Test–retest reliability assesses the stability of scores over time by administering the same instrument twice to the same group of participants with an appropriate time interval between the administrations. A high correlation between the two sets of scores indicates that the instrument yields consistent results across occasions, suggesting temporal stability. This form of reliability is particularly important when the construct being measured is expected to remain relatively stable. Because the stem explicitly mentions the same test administered twice and correlation of scores across time, test–retest reliability is the correct term.
Option A:
Test–retest reliability focuses on whether the measurement procedure produces similar results when conditions are replicated at different times, assuming the construct itself has not changed significantly. This property of temporal stability is exactly what the stem describes.
Option B:
Split-half reliability, by contrast, involves dividing the items of a single test into two halves and correlating scores on these halves to assess internal consistency. It does not require two separate administrations, so it does not match the procedure outlined in the question.
Option C:
Inter-rater reliability measures the degree of agreement between different observers or raters who score or judge the same behaviour or responses.

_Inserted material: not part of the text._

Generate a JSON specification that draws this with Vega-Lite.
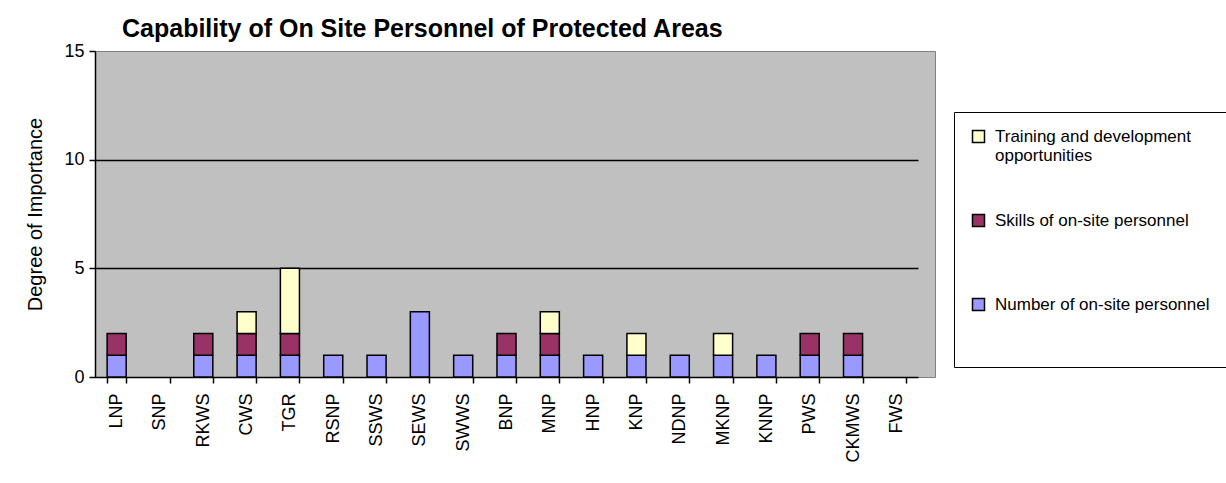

It addresses consistency across raters rather than across time with the same test. Therefore, inter-rater reliability is not the correct completion here.
Option D:
Parallel forms reliability compares scores from two equivalent versions of a test given to the same group, evaluating consistency across forms. While it may involve two administrations, the stem specifically mentions the same test being administered twice, which is characteristic of test–retest rather than parallel forms.